Unlocked: Nagy says Chicago Bears won’t let down vs. Giants
Bears fans, you could have seen this exclusive analysis first, in your inbox, on Friday morning if you subscribed to PFW: Chicago. Don’t miss out on in-depth analysis, without the fluff or hot takes. Subscribe today and get your first month FREE.
Could this be the game where the Bears suffer a letdown?
At 8-3, the Bears are vastly superior to the 3-8 Giants, at least in the standings. And the Bears have had three extra days to gloat about their epic three NFC North victories in 12 days and resulting 1 ½-game lead in the NFC North, while the Giants have only unrealistic hopes of the postseason.
“Forget about it,” is essentially the message from Bears coach Matt Nagy.
“No team in the NFL should ever be taken lightly and this team, at 3-8, I don’t care about the record,” Nagy said. “They’re in every single game. They’ve got good players across the board. They got good coaches, offense, defense, special teams. Other than that Philadelphia game on Thursday night (34-13 loss in Game Six), they’re in every game. So that’s an easy question to answer for us. We don’t care who we’re playing, or what the records are. I don’t care what you are, we’re going to prepare for you and give you our best.”
While the end results haven’t been pretty for the Giants, they do have star power and players worth watching, or if you’re the Bears, worrying about. WR Odell Beckham comes to mind. The mercurial Beckham is already over 1,000 receiving yards (1,017). In his three previous full seasons, Beckham has never finished with fewer than 1,300 yards or 10 touchdowns. And he has shown no diminishing of skills a year after playing just four games because of a season-ending fractured ankle.
Bears defensive coordinator Vic Fangio was asked for his best advice in dealing with Beckham on Sunday.
“Going to mass on Saturday night,” Fangio cracked. “He’s really good. The guy is a tremendous athlete and has great ball skills, as everybody knows.”
Contrary to what some haters may say, the Giants’ much-maligned QB Eli Manning is having, at least statistically, one of the best seasons of his 15-year career. His 96.2 passer rating would be his best single-season mark ever, and he’s been intercepted just seven times.

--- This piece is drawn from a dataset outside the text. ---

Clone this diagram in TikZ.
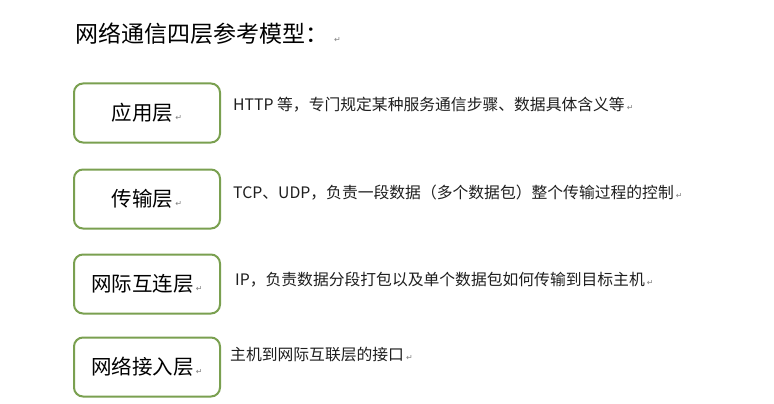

The problem is that Manning has been sacked 38 times, tied for the most in the NFL with the Cowboys’ Dak Prescott. So, Bears OLB Khalil Mack will be worth watching, along with OLB Leonard Floyd, who has just one sack but has been more effective rushing the passer in recent weeks. The Bears should also benefit from the return of OLB Aaron Lynch, who missed last week with a concussion, forcing Floyd and Mack to play more snaps than they’re accustomed to.
It will also be worth watching the health of Bears DE Akiem Hicks, a potential Pro Bowler who did not practice Wednesday or Thursday because of an Achilles injury but participated fully in Friday before being listed as questionable. The run-stuffing Hicks would be greatly missed against the Giants’ phenomenal rookie RB Saquon Barkley. The Bears’ defense is No. 1 in average gain allowed per rush and No. 2 in rushing yards allowed, but a lot of that has to do with Hicks.
It appears likely the Bears will go to backup QB Chase Daniel for a second straight week, since Mitch Trubisky was not allowed to throw at all during practice Wednesday or Thursday and was listed as doubtul despite tossing on a pitch count to end the week. Daniel was excellent on Thanksgiving Day, his first start in four years, but that could change now that the Giants have update film on him.
The Bears appear to have ultimate confidence in Daniel, though, as Nagy sent three years with him as his position coach in Kansas City, even though the quarterback rarely played. He posted a 106.8 passer rating last week and threw two TD passes while taking care of the ball. The way the Bears’ defense is playing, that’s about all that’s needed from the QB position.